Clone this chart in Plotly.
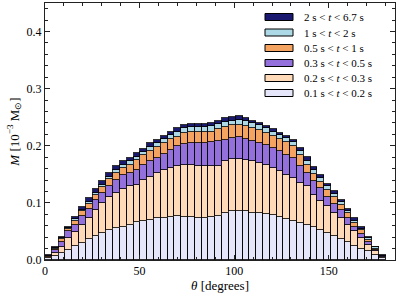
import numpy as np
import plotly.graph_objects as go

# bin edges of theta in degrees (50 bins, 3.6 deg each)
theta_edges = np.linspace(0, 180, 51)

labels = [
    "0.1 s < <i>t</i> < 0.2 s",
    "0.2 s < <i>t</i> < 0.3 s",
    "0.3 s < <i>t</i> < 0.5 s",
    "0.5 s < <i>t</i> < 1 s",
    "1 s < <i>t</i> < 2 s",
    "2 s < <i>t</i> < 6.7 s",
]
colors = ["#E6E6FA", "#FFDAB9", "#9370DB", "#F4A460", "#ADD8E6", "#191970"]

m_01_02 = [0.003, 0.007, 0.012, 0.018, 0.025, 0.030, 0.037, 0.042, 0.048, 0.053,
           0.056, 0.058, 0.061, 0.066, 0.068, 0.070, 0.073, 0.073, 0.076, 0.077,
           0.076, 0.075, 0.073, 0.074, 0.076, 0.077, 0.082, 0.085, 0.086, 0.085,
           0.083, 0.082, 0.080, 0.078, 0.076, 0.071, 0.069, 0.064, 0.061, 0.057,
           0.053, 0.047, 0.042, 0.036, 0.031, 0.025, 0.019, 0.015, 0.008, 0.003]
m_02_03 = [0.002, 0.006, 0.011, 0.020, 0.024, 0.031, 0.036, 0.046, 0.051, 0.057,
           0.061, 0.067, 0.068, 0.066, 0.072, 0.076, 0.079, 0.085, 0.085, 0.088,
           0.091, 0.092, 0.092, 0.091, 0.088, 0.087, 0.091, 0.092, 0.091, 0.090,
           0.090, 0.088, 0.087, 0.083, 0.079, 0.078, 0.074, 0.071, 0.068, 0.057,
           0.051, 0.047, 0.041, 0.037, 0.030, 0.025, 0.019, 0.012, 0.008, 0.003]
m_03_05 = [0.001, 0.005, 0.009, 0.012, 0.012, 0.016, 0.016, 0.017, 0.018, 0.020,
           0.023, 0.024, 0.023, 0.026, 0.027, 0.027, 0.026, 0.028, 0.032, 0.034,
           0.036, 0.038, 0.040, 0.040, 0.042, 0.044, 0.038, 0.036, 0.038, 0.037,
           0.036, 0.035, 0.035, 0.035, 0.035, 0.035, 0.035, 0.030, 0.023, 0.025,
           0.022, 0.016, 0.015, 0.015, 0.012, 0.008, 0.008, 0.005, 0.002, 0.0005]
m_05_1 = [0.0005, 0.002, 0.004, 0.004, 0.008, 0.008, 0.009, 0.009, 0.010, 0.012,
          0.012, 0.012, 0.015, 0.017, 0.016, 0.018, 0.020, 0.019, 0.019, 0.017,
          0.019, 0.019, 0.019, 0.019, 0.019, 0.021, 0.022, 0.023, 0.022, 0.023,
          0.022, 0.022, 0.021, 0.022, 0.022, 0.022, 0.022, 0.019, 0.015, 0.012,
          0.011, 0.013, 0.012, 0.008, 0.009, 0.007, 0.007, 0.003, 0.002, 0.0005]
m_1_2 = [0.0005, 0.001, 0.003, 0.002, 0.002, 0.003, 0.004, 0.004, 0.005, 0.004,
         0.006, 0.006, 0.006, 0.006, 0.006, 0.007, 0.007, 0.007, 0.007, 0.009,
         0.009, 0.009, 0.009, 0.009, 0.009, 0.009, 0.008, 0.008, 0.009, 0.009,
         0.009, 0.009, 0.008, 0.007, 0.007, 0.007, 0.006, 0.006, 0.007, 0.006,
         0.006, 0.006, 0.005, 0.005, 0.004, 0.004, 0.002, 0.003, 0.002, 0.0005]
m_2_67 = [0.001, 0.002, 0.002, 0.002, 0.004, 0.004, 0.006, 0.006, 0.007, 0.006,
          0.006, 0.006, 0.005, 0.006, 0.005, 0.006, 0.006, 0.006, 0.006, 0.006,
          0.006, 0.006, 0.006, 0.006, 0.006, 0.006, 0.008, 0.007, 0.006, 0.005,
          0.004, 0.004, 0.004, 0.004, 0.004, 0.005, 0.005, 0.006, 0.006, 0.006,
          0.005, 0.004, 0.005, 0.004, 0.003, 0.004, 0.003, 0.003, 0.001, 0.001]

series = [m_01_02, m_02_03, m_03_05, m_05_1, m_1_2, m_2_67]

centers = 0.5 * (theta_edges[:-1] + theta_edges[1:])
widths = np.diff(theta_edges)

FONT = "Liberation Serif"

fig = go.Figure()
for lab, col, vals in zip(labels, colors, series):
    fig.add_trace(go.Bar(
        x=centers, y=vals, width=widths, name=lab,
        marker=dict(color=col, line=dict(color="rgba(0,0,0,0.8)", width=1)),
        showlegend=False, hoverinfo="skip",
    ))

# manual legend (wide rectangular patches like matplotlib)
L, R, T, B = 45, 395, 3, 260
W, H = R - L, B - T
row_cy = [17, 32.5, 48, 63, 78, 93]
for i, k in enumerate(range(len(labels) - 1, -1, -1)):
    cy = row_cy[i]
    fig.add_shape(type="rect", xref="paper", yref="paper",
                  x0=(265 - L) / W, x1=(293 - L) / W,
                  y0=(B - (cy + 3.5)) / H, y1=(B - (cy - 3.5)) / H,
                  fillcolor=colors[k], line=dict(color="black", width=1))
    fig.add_annotation(xref="paper", yref="paper", x=(302 - L) / W, y=(B - cy) / H,
                       text=labels[k], showarrow=False, xanchor="left", yanchor="middle",
                       font=dict(family=FONT, size=11, color="black"))

axis_common = dict(
    showline=True, linecolor="#222", linewidth=1, mirror="allticks",
    ticks="inside", ticklen=5, tickwidth=1, tickcolor="#222",
    showgrid=False, zeroline=False, automargin=False,
    tickfont=dict(family=FONT, size=12, color="black"),
)

fig.update_layout(
    width=407, height=300,
    margin=dict(l=L, r=407 - R, t=T, b=300 - B),
    plot_bgcolor="white", paper_bgcolor="white",
    font=dict(family=FONT, color="black"),
    barmode="stack", bargap=0,
    xaxis=dict(range=[0, 185], tickvals=[0, 50, 100, 150],
               minor=dict(dtick=10, ticks="inside", ticklen=3, tickcolor="#222", showgrid=False),
               title=dict(text="<i>θ</i> [degrees]", font=dict(family=FONT, size=13, color="black"), standoff=2),
               **axis_common),
    yaxis=dict(range=[0, 0.45], tickvals=[0.0, 0.1, 0.2, 0.3, 0.4], tickformat=".1f",
               minor=dict(dtick=0.02, ticks="inside", ticklen=3, tickcolor="#222", showgrid=False),
               title=dict(text="<i>M</i> [10<sup>−3</sup> M<sub>⊙</sub>]", font=dict(family=FONT, size=13, color="black"), standoff=4),
               **axis_common),
)

fig.write_html("out.html", config={"displayModeBar": False},
               post_script="document.body.style.margin='0';document.body.style.padding='0';")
* * * * *
▶ _Task requirements_
Repeat verbatim all the material, but not the pictures.

▶ _Result for this task_
Clone this chart in Plotly.
import numpy as np
import plotly.graph_objects as go

# bin edges of theta in degrees (50 bins, 3.6 deg each)
theta_edges = np.linspace(0, 180, 51)

labels = [
    "0.1 s < <i>t</i> < 0.2 s",
    "0.2 s < <i>t</i> < 0.3 s",
    "0.3 s < <i>t</i> < 0.5 s",
    "0.5 s < <i>t</i> < 1 s",
    "1 s < <i>t</i> < 2 s",
    "2 s < <i>t</i> < 6.7 s",
]
colors = ["#E6E6FA", "#FFDAB9", "#9370DB", "#F4A460", "#ADD8E6", "#191970"]

m_01_02 = [0.003, 0.007, 0.012, 0.018, 0.025, 0.030, 0.037, 0.042, 0.048, 0.053,
           0.056, 0.058, 0.061, 0.066, 0.068, 0.070, 0.073, 0.073, 0.076, 0.077,
           0.076, 0.075, 0.073, 0.074, 0.076, 0.077, 0.082, 0.085, 0.086, 0.085,
           0.083, 0.082, 0.080, 0.078, 0.076, 0.071, 0.069, 0.064, 0.061, 0.057,
           0.053, 0.047, 0.042, 0.036, 0.031, 0.025, 0.019, 0.015, 0.008, 0.003]
m_02_03 = [0.002, 0.006, 0.011, 0.020, 0.024, 0.031, 0.036, 0.046, 0.051, 0.057,
           0.061, 0.067, 0.068, 0.066, 0.072, 0.076, 0.079, 0.085, 0.085, 0.088,
           0.091, 0.092, 0.092, 0.091, 0.088, 0.087, 0.091, 0.092, 0.091, 0.090,
           0.090, 0.088, 0.087, 0.083, 0.079, 0.078, 0.074, 0.071, 0.068, 0.057,
           0.051, 0.047, 0.041, 0.037, 0.030, 0.025, 0.019, 0.012, 0.008, 0.003]
m_03_05 = [0.001, 0.005, 0.009, 0.012, 0.012, 0.016, 0.016, 0.017, 0.018, 0.020,
           0.023, 0.024, 0.023, 0.026, 0.027, 0.027, 0.026, 0.028, 0.032, 0.034,
           0.036, 0.038, 0.040, 0.040, 0.042, 0.044, 0.038, 0.036, 0.038, 0.037,
           0.036, 0.035, 0.035, 0.035, 0.035, 0.035, 0.035, 0.030, 0.023, 0.025,
           0.022, 0.016, 0.015, 0.015, 0.012, 0.008, 0.008, 0.005, 0.002, 0.0005]
m_05_1 = [0.0005, 0.002, 0.004, 0.004, 0.008, 0.008, 0.009, 0.009, 0.010, 0.012,
          0.012, 0.012, 0.015, 0.017, 0.016, 0.018, 0.020, 0.019, 0.019, 0.017,
          0.019, 0.019, 0.019, 0.019, 0.019, 0.021, 0.022, 0.023, 0.022, 0.023,
          0.022, 0.022, 0.021, 0.022, 0.022, 0.022, 0.022, 0.019, 0.015, 0.012,
          0.011, 0.013, 0.012, 0.008, 0.009, 0.007, 0.007, 0.003, 0.002, 0.0005]
m_1_2 = [0.0005, 0.001, 0.003, 0.002, 0.002, 0.003, 0.004, 0.004, 0.005, 0.004,
         0.006, 0.006, 0.006, 0.006, 0.006, 0.007, 0.007, 0.007, 0.007, 0.009,
         0.009, 0.009, 0.009, 0.009, 0.009, 0.009, 0.008, 0.008, 0.009, 0.009,
         0.009, 0.009, 0.008, 0.007, 0.007, 0.007, 0.006, 0.006, 0.007, 0.006,
         0.006, 0.006, 0.005, 0.005, 0.004, 0.004, 0.002, 0.003, 0.002, 0.0005]
m_2_67 = [0.001, 0.002, 0.002, 0.002, 0.004, 0.004, 0.006, 0.006, 0.007, 0.006,
          0.006, 0.006, 0.005, 0.006, 0.005, 0.006, 0.006, 0.006, 0.006, 0.006,
          0.006, 0.006, 0.006, 0.006, 0.006, 0.006, 0.008, 0.007, 0.006, 0.005,
          0.004, 0.004, 0.004, 0.004, 0.004, 0.005, 0.005, 0.006, 0.006, 0.006,
          0.005, 0.004, 0.005, 0.004, 0.003, 0.004, 0.003, 0.003, 0.001, 0.001]

series = [m_01_02, m_02_03, m_03_05, m_05_1, m_1_2, m_2_67]

centers = 0.5 * (theta_edges[:-1] + theta_edges[1:])
widths = np.diff(theta_edges)

FONT = "Liberation Serif"

fig = go.Figure()
for lab, col, vals in zip(labels, colors, series):
    fig.add_trace(go.Bar(
        x=centers, y=vals, width=widths, name=lab,
        marker=dict(color=col, line=dict(color="rgba(0,0,0,0.8)", width=1)),
        showlegend=False, hoverinfo="skip",
    ))

# manual legend (wide rectangular patches like matplotlib)
L, R, T, B = 45, 395, 3, 260
W, H = R - L, B - T
row_cy = [17, 32.5, 48, 63, 78, 93]
for i, k in enumerate(range(len(labels) - 1, -1, -1)):
    cy = row_cy[i]
    fig.add_shape(type="rect", xref="paper", yref="paper",
                  x0=(265 - L) / W, x1=(293 - L) / W,
                  y0=(B - (cy + 3.5)) / H, y1=(B - (cy - 3.5)) / H,
                  fillcolor=colors[k], line=dict(color="black", width=1))
    fig.add_annotation(xref="paper", yref="paper", x=(302 - L) / W, y=(B - cy) / H,
                       text=labels[k], showarrow=False, xanchor="left", yanchor="middle",
                       font=dict(family=FONT, size=11, color="black"))

axis_common = dict(
    showline=True, linecolor="#222", linewidth=1, mirror="allticks",
    ticks="inside", ticklen=5, tickwidth=1, tickcolor="#222",
    showgrid=False, zeroline=False, automargin=False,
    tickfont=dict(family=FONT, size=12, color="black"),
)

fig.update_layout(
    width=407, height=300,
    margin=dict(l=L, r=407 - R, t=T, b=300 - B),
    plot_bgcolor="white", paper_bgcolor="white",
    font=dict(family=FONT, color="black"),
    barmode="stack", bargap=0,
    xaxis=dict(range=[0, 185], tickvals=[0, 50, 100, 150],
               minor=dict(dtick=10, ticks="inside", ticklen=3, tickcolor="#222", showgrid=False),
               title=dict(text="<i>θ</i> [degrees]", font=dict(family=FONT, size=13, color="black"), standoff=2),
               **axis_common),
    yaxis=dict(range=[0, 0.45], tickvals=[0.0, 0.1, 0.2, 0.3, 0.4], tickformat=".1f",
               minor=dict(dtick=0.02, ticks="inside", ticklen=3, tickcolor="#222", showgrid=False),
               title=dict(text="<i>M</i> [10<sup>−3</sup> M<sub>⊙</sub>]", font=dict(family=FONT, size=13, color="black"), standoff=4),
               **axis_common),
)

fig.write_html("out.html", config={"displayModeBar": False},
               post_script="document.body.style.margin='0';document.body.style.padding='0';")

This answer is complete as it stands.